Я пропал, как зверь в загоне.

Где-то люди, воля, свет,

А за мною шум погони.

Мне наружу хода нет.

Вскоре началась болезнь. Пастернак болел несколько месяцев, но умер он, как оказалось, от «годовалого рака легких». Болезнь возникла, когда началась широкомасштабная травля великого русского поэта…

Признаться, стремление человека уютно устроить во что бы то ни стало не только свою жизнь, но и «послежизние» всегда вызывало во мне внутреннее сопротивление. Тем более, когда речь шла о человеке творческом. Не могу представить Моцарта, который завещал бы упокоить себя рядом с Бахом. Похоронен он в общей могиле для бедняков и бродяг, местоположение могилы до сих пор гипотетическое. Не представляю Пушкина, который хотел бы лежать рядом с Державиным или Карамзиным, Тютчева, пожелавшего быть похороненным рядом с кем-то из великих: он и к славе от своих стихов относился более чем спокойно. И уж, конечно, не могу вообразить Пастернака, завещавшего похоронить его, скажем, рядом с Блоком.
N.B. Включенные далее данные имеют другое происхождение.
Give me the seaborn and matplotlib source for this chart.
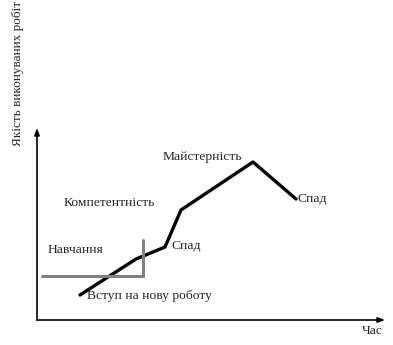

Я бы не взялся сравнивать поэзию и творческое поведение Пастернака и Евтушенко, если бы не завещание последнего, а также продолжающийся ажиотаж вокруг фигуры недавно почившего поэта. Кроме того, меня крайне удивляет, как многие причастные к культуре, весьма известные люди бездумно повторяют пафосные благоглупости. Еще раз цитирую высказывание Соломона Волкова о Евтушенко, чьи «строки вошли в плоть живого языка, превратились в поговорки. «Поэт в России больше чем поэт»…» На эту тему ясно и просто высказался Николай Алексеевич Некрасов веком раньше: «Поэтом можешь ты не быть, / Но гражданином быть обязан». В каждой национальной культуре найдется с десяток имен поэтов, которые активно участвовали в общественной жизни своего народа, порой даже с риском для собственной жизни. Вот лишь несколько примеров.

Германия. Генрих Гейне. За обличающие феодальную монархию стихи был вынужден четверть века жить в эмиграции.

Англия. Джордж Гордон Байрон. Был участником движения карбонариев в Италии, революции в Греции, где и умер в 1824 году.

Испания. Федерико Гарсиа Лорка. В 1936 году был расстрелян франкистами за свои социалистические взгляды.

Франция. Андрэ Шенье. В годы французской революции автор политической статьи «Совет французскому народу о его настоящих врагах». Казнен на гильотине в 1794 году.

Возвращаясь к «хрестоматийной» фразе Евтушенко, хочется возразить: не надо быть «больше, чем поэт» — вполне достаточно быть Поэтом.